The Profdocker Identity
The Northumbria PAC Conference was an excellent means of gaining feedback and reassurance, and have some fun along the way. But it revealed something else about which I had perhaps only been dimly aware. That something is the ‘life experience’ gap between ‘mature’ doctoral candidates (i.e. folk like me) and youthful PhD students not far from their first degrees. It’s not a question of what’s better, just what’s different. I realised how much more I had in common with fellow mature students in employment, compared to other younger students studying a similar topic or method. Why? Because despite the shared interest in thesis subject matter, the peer understandings were much deeper with practitioner students.
That said, the inescapable reality is that there is no-one else like fellow doctoral students who want to discuss doctoral study in quite the same navel-gazing manner!

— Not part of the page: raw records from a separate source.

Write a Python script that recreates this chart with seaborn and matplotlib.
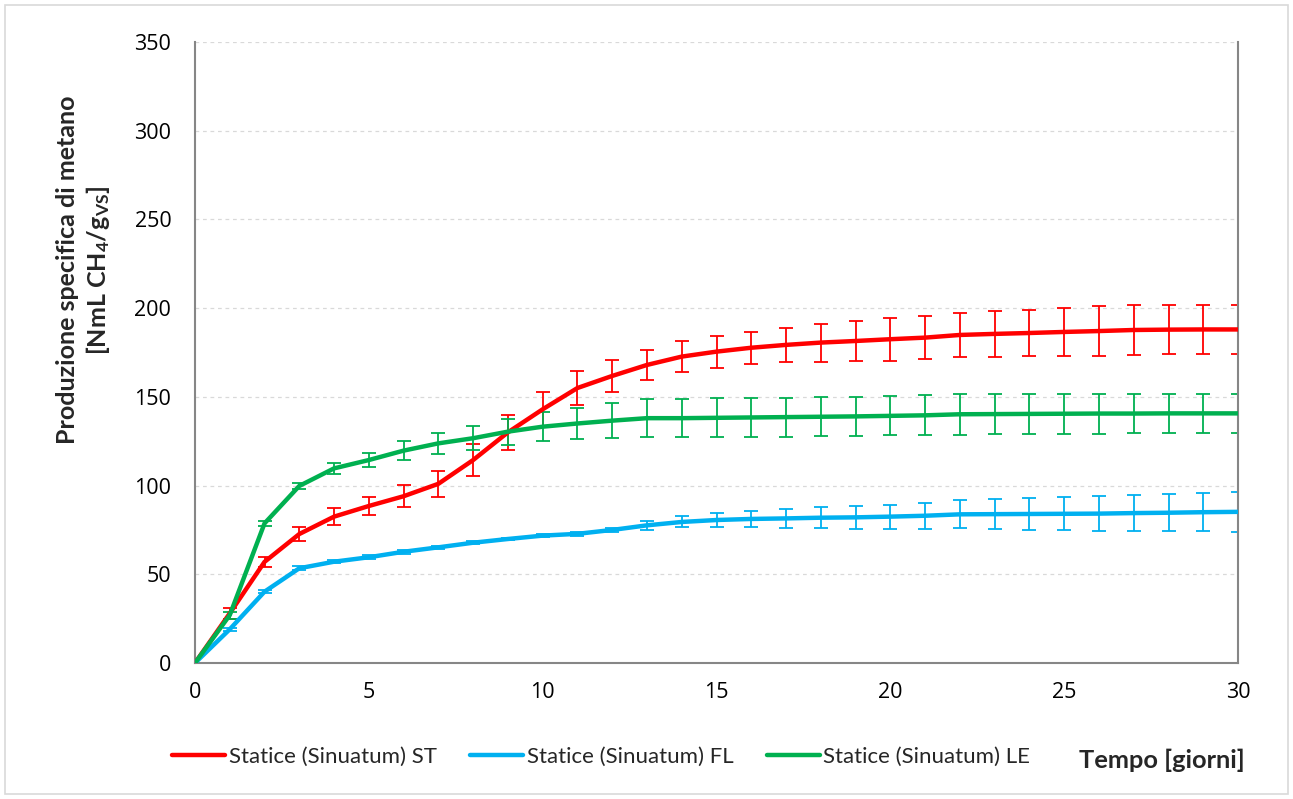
import numpy as np
import pandas as pd
import matplotlib
matplotlib.use("Agg")
import matplotlib.pyplot as plt
import seaborn as sns
from matplotlib.patches import Rectangle

# Giorni di digestione
giorni = list(range(0, 31))

# Produzione specifica cumulata [NmL CH4/gVS]
st_media = [0, 28, 57, 72.7, 82.5, 88.5, 94, 101, 114.4, 130, 143, 155, 161.8, 168,
            172.7, 175.5, 177.7, 179.3, 180.6, 181.5, 182.5, 183.4, 184.9, 185.5, 186,
            186.6, 187.1, 187.7, 187.9, 188, 188]
st_err = [0, 3, 3, 4, 4.6, 5, 6.3, 7.5, 9, 10, 10, 9.4, 9, 8.7, 8.7, 9, 9, 9.6, 10.7,
          11, 12, 12, 12.6, 12.9, 13, 13.5, 14, 14.2, 14, 13.8, 14]

fl_media = [0, 19, 40.2, 53.4, 57.1, 59.6, 62.7, 65.2, 67.8, 69.9, 71.8, 72.8, 75,
            77.6, 79.5, 80.6, 81.2, 81.5, 81.9, 82.1, 82.5, 83, 83.8, 83.9, 84, 84.1,
            84.2, 84.5, 84.7, 85, 85.2]
fl_err = [0, 1, 1, 1, 1, 1, 1, 0.8, 0.8, 0.8, 1, 1, 1.2, 2.4, 3.1, 3.9, 4.7, 5.2, 5.9,
          6.3, 6.8, 7.4, 7.8, 8.5, 9, 9.3, 9.7, 10, 10.5, 10.8, 11.3]

le_media = [0, 27, 78.7, 99.8, 109.7, 114.4, 119.7, 123.8, 126.7, 130.4, 133.2, 135,
            136.6, 138, 138, 138.2, 138.4, 138.6, 138.8, 139, 139.3, 139.6, 140.2, 140.3,
            140.4, 140.5, 140.6, 140.6, 140.7, 140.7, 140.7]
le_err = [0, 2, 1.5, 1.7, 3, 4, 5.3, 5.8, 6.8, 7.3, 8, 9, 9.7, 10.7, 10.8, 11, 11, 11,
          11, 11, 11, 11.2, 11.5, 11.5, 11.5, 11.4, 11.3, 11.2, 11.1, 11, 11]

serie = ["Statice (Sinuatum) ST", "Statice (Sinuatum) FL", "Statice (Sinuatum) LE"]
colori = ["#FF0000", "#00B0F0", "#00B050"]

y_ticks = [0, 50, 100, 150, 200, 250, 300, 350]
x_ticks = [0, 5, 10, 15, 20, 25, 30]

medie = [st_media, fl_media, le_media]
errori = [st_err, fl_err, le_err]

df = pd.concat(
    [pd.DataFrame({"giorno": giorni, "valore": m, "errore": e, "serie": s})
     for s, m, e in zip(serie, medie, errori)],
    ignore_index=True,
)

sns.set_style("white")
plt.rcParams["font.family"] = ["Lato", "DejaVu Sans"]
plt.rcParams["mathtext.fontset"] = "custom"
plt.rcParams["mathtext.rm"] = "Lato:bold"
plt.rcParams["mathtext.it"] = "Lato:bold"
plt.rcParams["mathtext.bf"] = "Lato:bold"

fig = plt.figure(figsize=(12.93, 7.99), dpi=100)
ax = fig.add_axes([0.1508, 0.1702, 0.8067, 0.7772])

# barre d'errore sotto le curve
for s, c in zip(serie, colori):
    d = df[df["serie"] == s]
    ax.errorbar(d["giorno"], d["valore"], yerr=d["errore"], fmt="none",
                ecolor=c, elinewidth=1.3, capsize=4.8, capthick=1.3, zorder=2)

sns.lineplot(data=df, x="giorno", y="valore", hue="serie", hue_order=serie,
             palette=colori, linewidth=3.2, ax=ax, legend=False, zorder=3,
             errorbar=None, sort=True)

ax.set_xlim(0, 30)
ax.set_ylim(0, 350)
ax.set_xticks(x_ticks, labels=[str(v) for v in x_ticks],
              fontfamily="Open Sans", fontsize=15.5)
ax.set_yticks(y_ticks, labels=[str(v) for v in y_ticks],
              fontfamily="Open Sans", fontsize=15.5)
ax.tick_params(axis="both", labelcolor="#000000", length=6,
               width=1.2, color="#868686", direction="out")
ax.tick_params(axis="y", pad=11)
ax.tick_params(axis="x", pad=8)
ax.yaxis.grid(True, linestyle=(0, (3, 3)), color="#D9D9D9", linewidth=0.9)
ax.xaxis.grid(False)
ax.set_axisbelow(True)

for name in ["left", "bottom", "right"]:
    ax.spines[name].set_color("#868686")
    ax.spines[name].set_linewidth(1.5)
ax.spines["top"].set_visible(False)

ax.set_xlabel("")
ax.set_ylabel("Produzione specifica di metano\n[NmL CH$_4$/g$_{\\mathrm{VS}}$]",
              fontsize=18, fontweight="bold", linespacing=1.2)
ax.yaxis.set_label_coords(-0.080, 0.633)

handles = [plt.Line2D([], [], color=c, linewidth=3.2) for c in colori]
fig.legend(handles, serie, loc="center", bbox_to_anchor=(0.465, 0.0526), ncol=3,
           frameon=False, fontsize=16, handlelength=2.4, handletextpad=0.15,
           columnspacing=1.5, borderpad=0, borderaxespad=0)

fig.text(0.9625, 0.049, "Tempo [giorni]", ha="right", va="center",
         fontsize=18.3, fontweight="bold")

# cornice esterna del grafico
fig.patches.append(Rectangle((0.004, 0.006), 0.992, 0.988, transform=fig.transFigure,
                             fill=False, edgecolor="#D9D9D9", linewidth=1.2))

fig.savefig("out.png", dpi=100, facecolor="white")
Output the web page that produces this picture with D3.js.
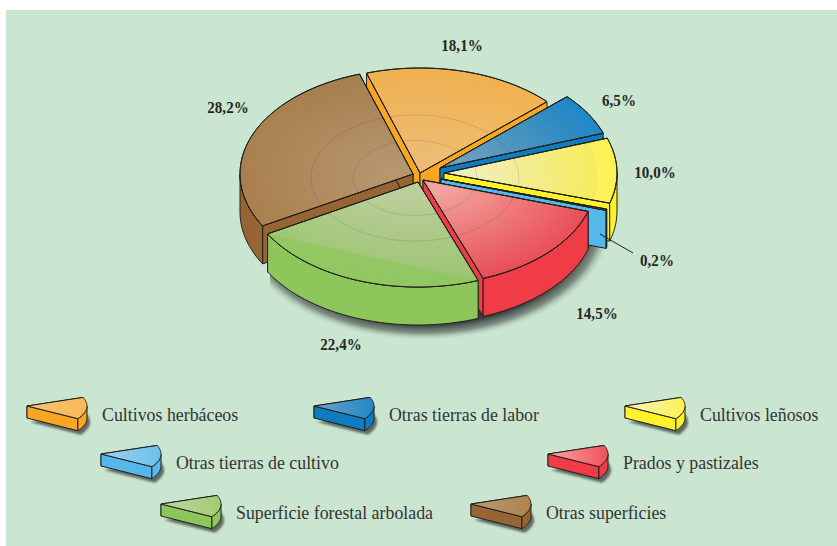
<!DOCTYPE html>
<html>
<head>
<meta charset="utf-8">
<script src="https://cdnjs.cloudflare.com/ajax/libs/d3/7.8.5/d3.min.js"></script>
<style>
  html, body { margin: 0; padding: 0; background: #fff; overflow: hidden; }
  text { font-family: "Liberation Serif", serif; fill: #262626; }
  .pct { font-size: 16px; font-weight: bold; text-anchor: middle; }
  .legendText { font-size: 19.5px; fill: #333; }
  .edge { stroke: #20201c; stroke-width: 1; stroke-linejoin: round; }
</style>
</head>
<body>
<div id="chart"></div>
<script>
// Data
const categories = ['Cultivos herbáceos', 'Otras tierras de labor', 'Cultivos leñosos', 'Otras tierras de cultivo',
  'Prados y pastizales', 'Superficie forestal arbolada', 'Otras superficies'];
const shares = [18.1, 6.5, 10.0, 0.2, 14.5, 22.4, 28.2];

// Styles, one per category
const wallColors = ['#f9a623', '#0d7cc1', '#fff22b', '#55b8ea', '#ef3c47', '#8dc75c', '#976534'];
const topInner = ['#f5c478', '#6ea4c4', '#f6f4c0', '#9fd2ee', '#f8a8a2', '#c2d6a2', '#bb9a72'];
const topOuter = ['#fab853', '#1e87c8', '#fdf150', '#6cc0ec', '#f0505a', '#a0cc74', '#ad8350'];

// Layout of the exploded pie, one per category
const apexX = [420, 440, 444, 441, 423, 418, 413];
const apexY = [173, 168, 173, 179, 180, 182, 174];
const labelX = [462, 619, 655, 657, 597, 341, 228];
const labelY = [51, 106, 178, 266, 319, 350, 113];
const paintOrder = [0, 6, 1, 2, 3, 4, 5];
const legendX = [27, 314, 625, 101, 548, 161, 471];
const legendY = [406, 406, 406, 454, 454, 504, 504];

const width = 837, height = 546;
const rx = 173, ry = 105, depth = 38;
const startDeg = -18;
const condense = 0.94, legendCondense = 0.915;

const svg = d3.select('#chart').append('svg')
    .attr('width', width)
    .attr('height', height)
    .style('display', 'block');

const defs = svg.append('defs');

// green panel
svg.append('rect')
    .attr('x', 6).attr('y', 10)
    .attr('width', width - 6).attr('height', height - 10)
    .attr('fill', '#cae6d1');

const decimalComma = d3.formatLocale({decimal: ',', thousands: '.', grouping: [3], currency: ['', '']});
const pct = d => decimalComma.format('.1f')(d) + '%';

const toRad = d => d * Math.PI / 180;
const line = d3.line();

// d3.pie gives the angles, everything else is projected on an ellipse
const pieData = d3.pie().sort(null)
    .startAngle(toRad(startDeg))
    .endAngle(toRad(startDeg + 360))(shares);

const rim = (cx, cy, a, rX, rY, dy = 0) => [cx + rX * Math.sin(a), cy - rY * Math.cos(a) + dy];

function arcPoints(cx, cy, a0, a1, rX, rY, dy = 0) {
  const n = Math.max(2, Math.ceil(Math.abs(a1 - a0) / toRad(1.5)));
  return d3.range(n + 1).map(i => rim(cx, cy, a0 + (a1 - a0) * i / n, rX, rY, dy));
}

// draws one extruded wedge. Cut walls first, then the round wall, then the top
function drawWedge(g, cx, cy, a0, a1, rX, rY, h, wall, topFill) {
  const c0 = rim(cx, cy, a0, rX, rY), c1 = rim(cx, cy, a1, rX, rY);
  [c0, c1].forEach(c => {
    g.append('path').attr('class', 'edge')
        .attr('d', line([[cx, cy], c, [c[0], c[1] + h], [cx, cy + h]]) + 'Z')
        .attr('fill', wall);
  });
  const from = Math.max(a0, Math.PI / 2), to = Math.min(a1, 3 * Math.PI / 2);
  if (to > from) {
    const upper = arcPoints(cx, cy, from, to, rX, rY);
    const lower = arcPoints(cx, cy, from, to, rX, rY, h).reverse();
    g.append('path').attr('class', 'edge')
        .attr('d', line(upper.concat(lower)) + 'Z')
        .attr('fill', wall);
  }
  const outline = line([[cx, cy]].concat(arcPoints(cx, cy, a0, a1, rX, rY))) + 'Z';
  g.append('path').attr('class', 'edge').attr('d', outline).attr('fill', topFill);
  return outline;
}

// soft shadow under the pie
const shadowGrad = defs.append('radialGradient').attr('id', 'shadowGrad');
[[0, '#333', 0.95], [0.87, '#333', 0.95], [0.94, '#66736b', 0.75], [1, '#b0c8b8', 0]].forEach(s => {
  shadowGrad.append('stop').attr('offset', s[0]).attr('stop-color', s[1]).attr('stop-opacity', s[2]);
});
defs.append('clipPath').attr('id', 'shadowClip').append('rect')
    .attr('x', 270).attr('y', 236).attr('width', 350).attr('height', 110);
svg.append('g').attr('clip-path', 'url(#shadowClip)')
  .append('ellipse')
    .attr('cx', 424).attr('cy', 222)
    .attr('rx', 188).attr('ry', 118)
    .attr('fill', 'url(#shadowGrad)');

// main pie
paintOrder.forEach(i => {
  const d = pieData[i];
  const cx = apexX[i], cy = apexY[i];
  const g = svg.append('g').attr('class', `slice slice-${i}`);

  const grad = defs.append('radialGradient')
      .attr('id', `top${i}`)
      .attr('gradientUnits', 'userSpaceOnUse')
      .attr('cx', 0).attr('cy', 0).attr('r', 1)
      .attr('gradientTransform', `translate(${cx},${cy}) scale(${rx},${ry})`);
  grad.append('stop').attr('offset', 0.15).attr('stop-color', topInner[i]);
  grad.append('stop').attr('offset', 1).attr('stop-color', topOuter[i]);

  const outline = drawWedge(g, cx, cy, d.startAngle, d.endAngle, rx, ry, depth, wallColors[i], `url(#top${i})`);

  // concentric hatching that gives the top face its engraved look
  defs.append('clipPath').attr('id', `clip${i}`).append('path').attr('d', outline);
  const rings = g.append('g').attr('clip-path', `url(#clip${i})`);
  rings.selectAll('ellipse.hatch')
      .data(d3.range(6, rx + 10, 2))
      .join('ellipse')
      .attr('class', 'hatch')
      .attr('cx', 415).attr('cy', 178)
      .attr('rx', r => r).attr('ry', r => r * ry / rx)
      .attr('fill', 'none')
      .attr('stroke', '#3a3020')
      .attr('stroke-opacity', 0.08)
      .attr('stroke-width', 0.8);
  rings.selectAll('ellipse.band')
      .data([62, 104])
      .join('ellipse')
      .attr('class', 'band')
      .attr('cx', 415).attr('cy', 178)
      .attr('rx', r => r).attr('ry', r => r * ry / rx)
      .attr('fill', 'none')
      .attr('stroke', '#333')
      .attr('stroke-opacity', 0.14)
      .attr('stroke-width', 1);

  // flat facet along the rim of the green slice
  if (categories[i] === 'Superficie forestal arbolada') {
    g.append('path')
        .attr('d', line(arcPoints(cx, cy, d.startAngle, d.endAngle, rx, ry)) + 'Z')
        .attr('fill', wallColors[i])
        .attr('fill-opacity', 0.75);
  }
  g.append('path').attr('class', 'edge').attr('d', outline).attr('fill', 'none');
});

// percentage labels
svg.selectAll('text.pct')
    .data(shares)
    .join('text')
    .attr('class', 'pct')
    .attr('transform', (d, i) => `translate(${labelX[i]},${labelY[i]}) scale(${condense},1)`)
    .text(pct);

// leader for the tiny slice
const tiny = categories.indexOf('Otras tierras de cultivo');
svg.append('line')
    .attr('x1', labelX[tiny] - 57).attr('y1', labelY[tiny] - 32)
    .attr('x2', labelX[tiny] - 24).attr('y2', labelY[tiny] - 13)
    .attr('stroke', '#20201c')
    .attr('stroke-width', 1);

// legend, same wedge at a small size
const legA0 = toRad(69), legA1 = toRad(122);
const legRx = 60, legRy = 24, legDepth = 12;
defs.append('filter').attr('id', 'soft').append('feGaussianBlur').attr('stdDeviation', 1);
categories.forEach((name, i) => {
  const g = svg.append('g').attr('class', 'legendItem');
  const x = legendX[i], y = legendY[i];

  const fade = defs.append('linearGradient').attr('id', `leg${i}`);
  fade.append('stop').attr('offset', 0).attr('stop-color', topInner[i]);
  fade.append('stop').attr('offset', 1).attr('stop-color', topOuter[i]);

  const shadowPts = [[x, y + legDepth]].concat(arcPoints(x, y, legA0, legA1, legRx, legRy, legDepth));
  g.append('path')
      .attr('d', line(shadowPts) + 'Z')
      .attr('transform', 'translate(3,4)')
      .attr('fill', '#5f6a64')
      .attr('filter', 'url(#soft)');
  drawWedge(g, x, y, legA0, legA1, legRx, legRy, legDepth, wallColors[i], `url(#leg${i})`);
  g.append('text')
      .attr('class', 'legendText')
      .attr('transform', `translate(${x + 75},${y + 15}) scale(${legendCondense},1)`)
      .text(name);
});
</script>
</body>
</html>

After all, it’s the thing that binds us together. It is this reality which has prompted the development of the Professional Doctorate Society which three of us on the course founded and are now evolving in collaboration with others. The Society could potentially go beyond peer student support within our institution to the reaching out to fellow doctoral students worldwide who are combining work and study. The endeavour is thus as much about practitioners as doctoral students; and goes to the heart of debates about the purposes of university education.
I am looking forward to presenting my work to my fellow Profdockers in January 2019 and discuss further how the Professional Doctorate Society could develop.